You haven’t 3x’d your engineering output. You’ve 3x’d the load on your most senior people while giving them worse material to work with.

The Comprehension Gap

Over 40% of junior developers admit to deploying AI-generated code they don’t fully understand. This creates a compounding problem: if the author doesn’t understand the code, who reviews it?

In traditional development, the author is the first line of defense. They know why they made each decision. They can explain trade-offs during review. When a reviewer asks “why did you do it this way?” the author has an answer.

With AI-generated code, the author often is the reviewer — and neither of them understands the code. The original prompt becomes obsolete the moment the code is generated. The code itself becomes the only source of truth, and code is terrible at explaining why it does what it does.

The Compounding Problem

Here’s what really scares me. AI-generated bugs don’t behave like human bugs.

Human bugs cluster around the hard parts. Complex state machines, race conditions, edge cases in business logic. Senior engineers develop an intuition for where human bugs live, because humans make predictable mistakes.

AI bugs are distributed uniformly across the codebase. They show up in the easy parts. Off-by-one errors in pagination logic. Wrong HTTP status codes. Missing null checks on paths that obviously need them. The kind of bugs that make a reviewer think “surely this is correct, it’s so simple” — and then skip the close read.

This means traditional code review heuristics fail. You can’t just focus your review energy on the complex parts anymore. Everything is suspect. Every line needs the same level of scrutiny, and nobody has time for that when you’re drowning in AI-generated PRs.

What Actually Works

I’m not saying stop using AI coding tools. That ship has sailed. But I am saying the industry needs to stop pretending this is a pure productivity win and start treating it like what it is: a risk management problem.

1. Separate generation from integration. AI can write the first draft. A human must own the integration. Not “review and approve” — actually own. Rewrite sections. Add the comments the AI didn’t. Delete the code that doesn’t need to exist.

2. Invest in review tooling, not generation tooling. Every dollar spent making AI write code faster without a corresponding dollar on AI-assisted review is making the problem worse. Automated invariant checking, property-based testing, and semantic diff tools should be table stakes.

3. Treat AI PRs as untrusted input. Same as you’d treat a third-party API response. Validate. Sanitize. Don’t assume it’s correct because it compiled.

4. Cap the ratio. If more than 50% of your merged code in a sprint was AI-generated, your review process probably isn’t keeping up.

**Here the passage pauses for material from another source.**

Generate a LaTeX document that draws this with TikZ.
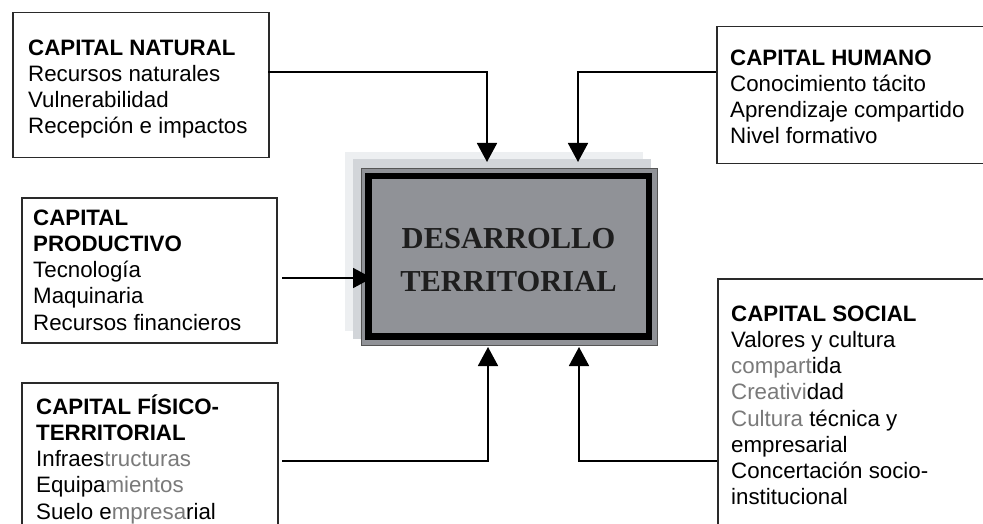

That’s not a productivity flex. That’s a leading indicator of an incident.

5. Run the post-mortem before the outage. Look at your AI-generated code from last month. Audit it like an external dependency. You might be surprised what you find.

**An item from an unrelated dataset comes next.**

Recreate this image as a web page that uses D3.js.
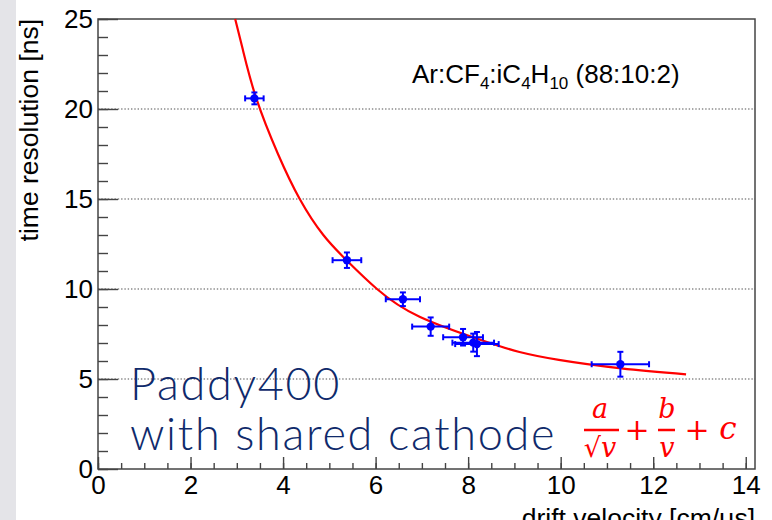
<!DOCTYPE html>
<html>
<head>
<meta charset="utf-8">
<script src="https://cdn.jsdelivr.net/npm/d3@7"></script>
<style>
  body { margin: 0; background: #fff; }
  svg { display: block; }
</style>
</head>
<body>
<div id="chart"></div>
<script>
// measured points (drift velocity vs time resolution)
const velocity = [3.38, 5.38, 6.59, 7.19, 7.89, 8.11, 8.19, 11.29];
const velocityErr = [0.20, 0.31, 0.37, 0.40, 0.43, 0.45, 0.47, 0.62];
const resolution = [20.59, 11.6, 9.43, 7.91, 7.32, 7.02, 6.94, 5.82];
const resolutionErr = [0.33, 0.43, 0.38, 0.51, 0.46, 0.50, 0.67, 0.69];

// fit curve a/sqrt(v) + b/v + c
const fitVelocity = [2.965, 3.13, 3.42, 3.89, 4.36, 4.87, 5.41, 6.03, 6.95, 8.39, 9.11, 9.96, 11.31, 12.71];
const fitResolution = [25, 23.3, 20.6, 17.5, 15.0, 13.0, 11.5, 10.0, 8.46, 7.07, 6.50, 6.06, 5.59, 5.26];

const xTickValues = [0, 2, 4, 6, 8, 10, 12, 14];
const yTickValues = [0, 5, 10, 15, 20, 25];
const gridValues = [5, 10, 15, 20];

const svgParams = {
    width: 772,
    height: 520,
    margin: {top: 19, right: 17, bottom: 51, left: 98}
};
const innerW = svgParams.width - svgParams.margin.left - svgParams.margin.right;
const innerH = svgParams.height - svgParams.margin.top - svgParams.margin.bottom;

const root = d3.select("#chart")
    .append("svg")
    .attr("width", svgParams.width)
    .attr("height", svgParams.height);

// grey strip on the left edge
root.append("rect")
    .attr("x", 0).attr("y", 0)
    .attr("width", 16).attr("height", svgParams.height)
    .attr("fill", "#e4e4e8");

const svg = root.append("g")
    .attr("transform", `translate(${svgParams.margin.left},${svgParams.margin.top})`);

const x = d3.scaleLinear().domain([0, 14.2]).range([0, innerW]);
const y = d3.scaleLinear().domain([0, 25]).range([innerH, 0]);

// dotted horizontal grid
svg.selectAll(".grid")
    .data(gridValues)
    .enter().append("line")
    .attr("class", "grid")
    .attr("x1", 0).attr("x2", innerW)
    .attr("y1", d => y(d)).attr("y2", d => y(d))
    .attr("stroke", "#8a8a8a")
    .attr("stroke-width", 1.4)
    .attr("stroke-dasharray", "1.4,1.9");

const labelFont = "'Liberation Sans', Arial, Helvetica, sans-serif";

// minor ticks
svg.append("g")
    .attr("transform", `translate(0,${innerH})`)
    .call(d3.axisBottom(x).tickValues(d3.range(0, 14.01, 0.5)).tickSizeInner(-6).tickSizeOuter(0).tickFormat(""))
    .call(g => g.select(".domain").remove());
svg.append("g")
    .call(d3.axisLeft(y).tickValues(d3.range(0, 25.01, 1)).tickSizeInner(-10).tickSizeOuter(0).tickFormat(""))
    .call(g => g.select(".domain").remove());

// major ticks with labels
const xAxis = svg.append("g")
    .attr("transform", `translate(0,${innerH})`)
    .call(d3.axisBottom(x).tickValues(xTickValues).tickSizeInner(-12).tickSizeOuter(0).tickPadding(7));
const yAxis = svg.append("g")
    .call(d3.axisLeft(y).tickValues(yTickValues).tickSizeInner(-20).tickSizeOuter(0).tickPadding(5));

[xAxis, yAxis].forEach(g => {
    g.select(".domain").remove();
    g.selectAll("text").attr("font-family", labelFont).attr("font-size", 26).attr("fill", "#000");
});
svg.selectAll(".tick line").attr("stroke", "#444").attr("stroke-width", 1.4);

// frame
svg.append("rect")
    .attr("x", 0).attr("y", 0)
    .attr("width", innerW).attr("height", innerH)
    .attr("fill", "none")
    .attr("stroke", "#444")
    .attr("stroke-width", 1.5);

// axis titles
svg.append("text")
    .attr("x", innerW)
    .attr("y", innerH + 58)
    .attr("text-anchor", "end")
    .attr("font-family", labelFont)
    .attr("font-size", 26.5)
    .text("drift velocity [cm/\u03bcs]");

svg.append("text")
    .attr("transform", "rotate(-90)")
    .attr("x", 0)
    .attr("y", -60)
    .attr("text-anchor", "end")
    .attr("font-family", labelFont)
    .attr("font-size", 26.5)
    .text("time resolution [ns]");

// fit curve
const line = d3.line()
    .x((d, i) => x(fitVelocity[i]))
    .y((d, i) => y(fitResolution[i]))
    .curve(d3.curveNatural);

svg.append("path")
    .attr("d", line(fitVelocity))
    .attr("fill", "none")
    .attr("stroke", "#ff0000")
    .attr("stroke-width", 2.2);

// data points with error bars
const pts = svg.selectAll(".pt")
    .data(velocity.map((v, i) => ({v, t: resolution[i], ev: velocityErr[i], et: resolutionErr[i]})))
    .enter().append("g")
    .attr("class", "pt");

const blue = "#0000ff";
pts.append("line")
    .attr("x1", d => x(d.v - d.ev)).attr("x2", d => x(d.v + d.ev))
    .attr("y1", d => y(d.t)).attr("y2", d => y(d.t))
    .attr("stroke", blue).attr("stroke-width", 2);
pts.append("line")
    .attr("x1", d => x(d.v)).attr("x2", d => x(d.v))
    .attr("y1", d => y(d.t - d.et)).attr("y2", d => y(d.t + d.et))
    .attr("stroke", blue).attr("stroke-width", 2);
// caps
[-1, 1].forEach(s => {
    pts.append("line")
        .attr("x1", d => x(d.v + s * d.ev)).attr("x2", d => x(d.v + s * d.ev))
        .attr("y1", d => y(d.t) - 3).attr("y2", d => y(d.t) + 3)
        .attr("stroke", blue).attr("stroke-width", 2);
    pts.append("line")
        .attr("x1", d => x(d.v) - 3).attr("x2", d => x(d.v) + 3)
        .attr("y1", d => y(d.t + s * d.et)).attr("y2", d => y(d.t + s * d.et))
        .attr("stroke", blue).attr("stroke-width", 2);
});
pts.append("circle")
    .attr("cx", d => x(d.v))
    .attr("cy", d => y(d.t))
    .attr("r", 4.2)
    .attr("fill", blue);

// gas mixture label
const gas = svg.append("text")
    .attr("x", 314)
    .attr("y", 64)
    .attr("font-family", labelFont)
    .attr("font-size", 26)
    .attr("fill", "#000");
gas.append("tspan").text("Ar:CF");
gas.append("tspan").attr("font-size", 17).attr("dy", 6).text("4");
gas.append("tspan").attr("dy", -6).text(":iC");
gas.append("tspan").attr("font-size", 17).attr("dy", 6).text("4");
gas.append("tspan").attr("dy", -6).text("H");
gas.append("tspan").attr("font-size", 17).attr("dy", 6).text("10");
gas.append("tspan").attr("dy", -6).text(" (88:10:2)");

// detector label
const paddy = svg.append("text")
    .attr("font-family", "Lato, 'Open Sans', sans-serif")
    .attr("font-weight", 300)
    .attr("font-size", 45)
    .attr("letter-spacing", 1.7)
    .attr("fill", "#0f2a6b");
paddy.append("tspan").attr("x", 32).attr("y", 381).text("Paddy400");
paddy.append("tspan").attr("x", 32).attr("y", 431).text("with shared cathode");

// fit formula
const red = "#ff0000";
const mathFont = "'DejaVu Serif', 'Liberation Serif', serif";
const formula = svg.append("g")
    .attr("font-family", mathFont)
    .attr("font-style", "italic")
    .attr("font-size", 27)
    .attr("fill", red)
    .attr("text-anchor", "middle");
formula.append("text").attr("x", 502).attr("y", 399).text("a");
formula.append("line").attr("x1", 486).attr("x2", 521).attr("y1", 411).attr("y2", 411)
    .attr("stroke", red).attr("stroke-width", 2.5);
formula.append("text").attr("x", 502).attr("y", 438).attr("font-style", "normal").text("\u221a")
    .append("tspan").attr("font-style", "italic").text("v");
formula.append("text").attr("x", 539).attr("y", 421).attr("font-style", "normal").attr("font-size", 30).text("+");
formula.append("text").attr("x", 569).attr("y", 399).text("b");
formula.append("line").attr("x1", 560).attr("x2", 577).attr("y1", 411).attr("y2", 411)
    .attr("stroke", red).attr("stroke-width", 2.5);
formula.append("text").attr("x", 569).attr("y", 438).text("v");
formula.append("text").attr("x", 599).attr("y", 421).attr("font-style", "normal").attr("font-size", 30).text("+");
formula.append("text").attr("x", 630).attr("y", 420).attr("font-size", 31).text("c");
</script>
</body>
</html>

The Next AWS Outage Is Already Written

Somewhere right now, an AI coding agent is generating a pull request that will pass CI, get a cursory review from an overloaded senior engineer, merge to main, deploy to production, and bring down a service. Maybe it’s a mishandled retry that creates a thundering herd. Maybe it’s a connection pool misconfiguration. Maybe it’s a subtle type coercion bug that only manifests under load.

The code is already written. It’s sitting in a PR queue. The only question is whether someone catches it before it ships.

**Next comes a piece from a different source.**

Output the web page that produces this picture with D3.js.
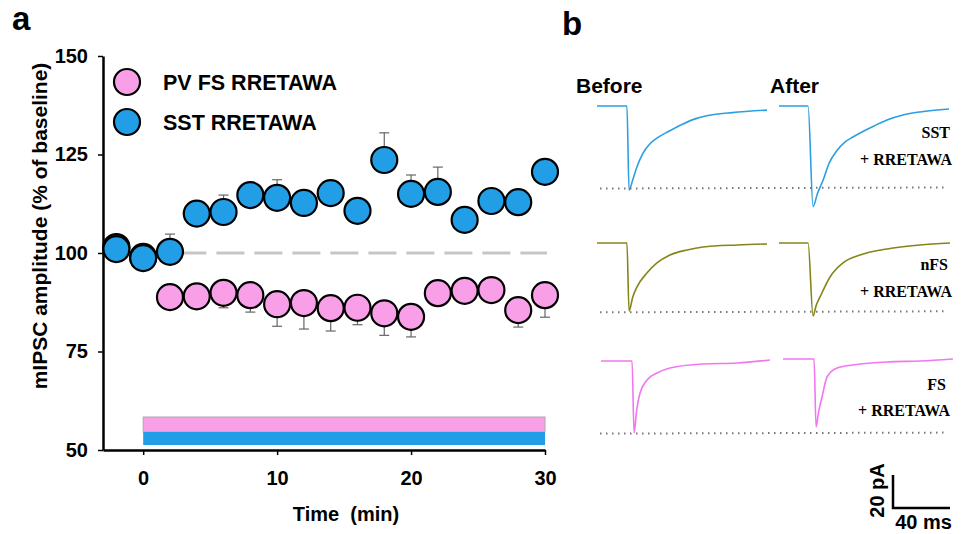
<!DOCTYPE html>
<html>
<head>
<meta charset="utf-8">
<script src="https://cdn.jsdelivr.net/npm/d3@7"></script>
<style>
  body { margin: 0; background: #fff; }
  svg { display: block; font-family: Arial, "Liberation Sans", sans-serif; }
  .serif { font-family: "Times New Roman", "Liberation Serif", serif; font-weight: bold; }
</style>
</head>
<body>
<svg width="961" height="534"></svg>
<script>
// time points (min)
const times = [-2, 0, 2, 4, 6, 8, 10, 12, 14, 16, 18, 20, 22, 24, 26, 28, 30];
// PV FS + RRETAWA, % of baseline, and SEM
const pvValues = [101.5, 99, 88.8, 89, 89.9, 89.3, 87, 87.3, 86, 86.1, 84.7, 83.8, 89.8, 90.4, 90.6, 85.5, 89.3];
const pvErr    = [2, 2, 3, 3, 3.8, 4.3, 5.6, 6.6, 5.8, 4.3, 5.6, 5.1, 2, 2, 2, 4.3, 5.6];
// SST + RRETAWA
const sstValues = [101, 98.7, 100.3, 110, 110.4, 114.7, 114, 112.7, 115.2, 110.7, 123.6, 115, 115.5, 108.4, 113.2, 112.9, 120.6];
const sstErr    = [2, 2, 4.5, 3, 4.3, 3, 4.6, 3, 3, 3, 6.9, 4.8, 6.3, 3, 3, 3, 3];
const yTicks = [50, 75, 100, 125, 150];
const xTicks = [0, 10, 20, 30];
const drugPeriod = [0, 30];
const baselineLevel = 100;

// example traces, [ms, pA] relative to holding baseline
const sstBefore = [[0,0],[21,0],[22.5,-51],[25,-45],[28,-37],[32,-29],[37,-23],[42,-19.5],[50,-15.5],[60,-11],[70,-7.5],[80,-5.5],[95,-4],[119.3,-2.5]];
const sstAfter  = [[0,0],[20.4,0],[23.9,-61],[27,-53],[30.9,-45],[35,-35],[40.7,-27],[46,-22],[51.9,-18.8],[63.9,-13.3],[75.8,-8.5],[87,-5.5],[99,-3.6],[119.3,-1.8]];
const nfsBefore = [[0,0],[21,0],[22.5,-41.2],[25,-33],[28,-26.7],[35,-18.2],[42.1,-12.1],[51.2,-7.3],[63.2,-4.2],[74.4,-2.4],[98.2,-1.2],[119.3,-0.6]];
const nfsAfter  = [[0,0],[20.4,0],[23.9,-44.2],[26,-38],[28.8,-32.7],[35.8,-20.6],[44.9,-12.1],[56.8,-7.3],[75.8,-3.6],[98.9,-1.2],[120,0]];
const fsBefore  = [[0,0],[21.8,0],[23.2,-43.6],[25,-30],[27.4,-19.4],[32.3,-11.5],[39.3,-7.3],[48.4,-4.2],[71.6,-1.8],[95.4,-1.2],[118.6,0.6]];
const fsAfter   = [[0,0],[21.8,0],[23.2,-41.2],[25,-32],[27.4,-23],[30.9,-10.9],[37.9,-5.5],[49.1,-3.6],[73,-1.8],[96.1,-1.2],[119.3,0]];
const peakLevels = [-50, -42, -44]; // dotted reference lines (pA)

const pink = '#f99fe8', blue = '#219ee6';
const svg = d3.select('svg');

// ---------- panel a ----------
const x = d3.scaleLinear().domain([-3, 30]).range([103, 545]);
const y = d3.scaleLinear().domain([50, 150]).range([450, 56]);

svg.append('text').attr('x', 12).attr('y', 30).attr('font-size', 33).attr('font-weight', 'bold').text('a');
svg.append('text').attr('x', 562).attr('y', 35).attr('font-size', 33).attr('font-weight', 'bold').text('b');

const yAxis = svg.append('g').attr('transform', 'translate(103,0)')
  .call(d3.axisLeft(y).tickValues(yTicks).tickSize(5).tickSizeOuter(0).tickPadding(10));
const xAxis = svg.append('g').attr('transform', 'translate(0,450)')
  .call(d3.axisBottom(x).tickValues(xTicks).tickSize(5).tickSizeOuter(0).tickPadding(16));
[yAxis, xAxis].forEach(g => {
  g.select('.domain').attr('stroke-width', 2.5);
  g.selectAll('.tick line').attr('stroke-width', 1.5);
  g.selectAll('text').attr('font-size', 20).attr('font-weight', 'bold')
    .attr('font-family', 'Arial, "Liberation Sans", sans-serif').attr('fill', '#000');
});

svg.append('text').attr('transform', 'translate(47,226) rotate(-90)')
  .attr('text-anchor', 'middle').attr('font-size', 21).attr('font-weight', 'bold')
  .text('mIPSC amplitude (% of baseline)');
svg.append('text').attr('x', 346).attr('y', 521).attr('text-anchor', 'middle')
  .attr('font-size', 20).attr('font-weight', 'bold').attr('xml:space', 'preserve')
  .text('Time  (min)');

// dashed baseline
svg.append('line').attr('x1', x(0)).attr('x2', x(30) + 2).attr('y1', y(baselineLevel)).attr('y2', y(baselineLevel))
  .attr('stroke', '#c6c6c6').attr('stroke-width', 3).attr('stroke-dasharray', '28,10').attr('stroke-dashoffset', 2.8);

// drug application bars
svg.append('rect').attr('x', x(drugPeriod[0])).attr('width', x(drugPeriod[1]) - x(drugPeriod[0]))
  .attr('y', 417).attr('height', 15).attr('fill', pink).attr('stroke', '#aaa').attr('stroke-width', 1);
svg.append('rect').attr('x', x(drugPeriod[0])).attr('width', x(drugPeriod[1]) - x(drugPeriod[0]))
  .attr('y', 432).attr('height', 13).attr('fill', blue);

function drawSeries(vals, errs, dir, fill) {
  const g = svg.append('g');
  const pts = times.map((t, i) => ({t, v: vals[i], e: errs[i]}));
  const eb = g.selectAll('g.err').data(pts).enter().append('g').attr('stroke', '#666').attr('stroke-width', 1.2);
  eb.append('line').attr('x1', d => x(d.t)).attr('x2', d => x(d.t))
    .attr('y1', d => y(d.v)).attr('y2', d => y(d.v + dir * d.e));
  eb.append('line').attr('x1', d => x(d.t) - 5).attr('x2', d => x(d.t) + 5)
    .attr('y1', d => y(d.v + dir * d.e)).attr('y2', d => y(d.v + dir * d.e));
  g.selectAll('circle').data(pts).enter().append('circle')
    .attr('cx', d => x(d.t)).attr('cy', d => y(d.v)).attr('r', 13)
    .attr('fill', fill).attr('stroke', '#000').attr('stroke-width', 2.2);
}
drawSeries(pvValues, pvErr, -1, pink);
drawSeries(sstValues, sstErr, 1, blue);

// legend
[['PV FS RRETAWA', pink, 82], ['SST RRETAWA', blue, 122]].forEach(([lab, c, cy]) => {
  svg.append('circle').attr('cx', 127).attr('cy', cy).attr('r', 13).attr('fill', c)
    .attr('stroke', '#000').attr('stroke-width', 2.2);
  svg.append('text').attr('x', 163).attr('y', cy + 8).attr('font-size', 21.5).attr('font-weight', 'bold').text(lab);
});

// ---------- panel b ----------
const tx = d3.scaleLinear().domain([0, 40]).range([0, 57]);
const ty = d3.scaleLinear().domain([0, 20]).range([0, -33]);
const line = d3.line().x(d => tx(d[0])).y(d => ty(d[1])).curve(d3.curveMonotoneX);

svg.append('text').attr('x', 576).attr('y', 93).attr('font-size', 21).attr('font-weight', 'bold').text('Before');
svg.append('text').attr('x', 770).attr('y', 93).attr('font-size', 21).attr('font-weight', 'bold').text('After');

const rows = [
  {b: sstBefore, a: sstAfter, c: '#2c9ee2', x0: [597, 779], y0: [106, 106], peak: peakLevels[0], lab: ['SST', '+ RRETAWA'], ly: [138, 165], lx: [950, 952]},
  {b: nfsBefore, a: nfsAfter, c: '#85851a', x0: [597, 779], y0: [243, 243], peak: peakLevels[1], lab: ['nFS', '+ RRETAWA'], ly: [270, 297], lx: [948, 952]},
  {b: fsBefore, a: fsAfter, c: '#f276f0', x0: [601, 783], y0: [361, 359], peak: peakLevels[2], lab: ['FS', '+ RRETAWA'], ly: [390, 416], lx: [946, 950]}
];
rows.forEach(r => {
  [r.b, r.a].forEach((tr, k) => {
    svg.append('path').attr('transform', `translate(${r.x0[k]},${r.y0[k]})`)
      .attr('d', line(tr)).attr('fill', 'none').attr('stroke', r.c).attr('stroke-width', 1.6);
  });
  svg.append('line').attr('x1', 600).attr('x2', 945)
    .attr('y1', r.y0[0] + ty(r.peak)).attr('y2', r.y0[0] + ty(r.peak) - 1)
    .attr('stroke', '#777').attr('stroke-width', 2).attr('stroke-dasharray', '1.5,4.5');
  r.lab.forEach((t, i) => {
    svg.append('text').attr('class', 'serif').attr('x', r.lx[i]).attr('y', r.ly[i])
      .attr('text-anchor', 'end').attr('font-size', 16).text(t);
  });
});

// scale bar
const sb = {x: 893, y: 508};
svg.append('path').attr('d', `M${sb.x},${sb.y + ty(20)}V${sb.y}H${sb.x + tx(40)}`)
  .attr('fill', 'none').attr('stroke', '#000').attr('stroke-width', 2.5);
svg.append('text').attr('transform', `translate(884,${sb.y + ty(10) - 1}) rotate(-90)`)
  .attr('text-anchor', 'middle').attr('font-size', 20).attr('font-weight', 'bold').text('20 pA');
svg.append('text').attr('x', sb.x + tx(20) + 2).attr('y', 529).attr('text-anchor', 'middle')
  .attr('font-size', 20).attr('font-weight', 'bold').text('40 ms');
</script>
</body>
</html>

The Kiro outage got the headlines because it was dramatic — an AI agent deleting a production environment. But the slower, quieter failure is worse: thousands of AI-generated PRs merging every day with bugs that humans wouldn’t have written, reviewed by engineers who don’t have time to catch them.

We optimized for code generation velocity while systematically underinvesting in code comprehension, review, and validation.

We built the machines that write the code. We forgot to build the machines that check it.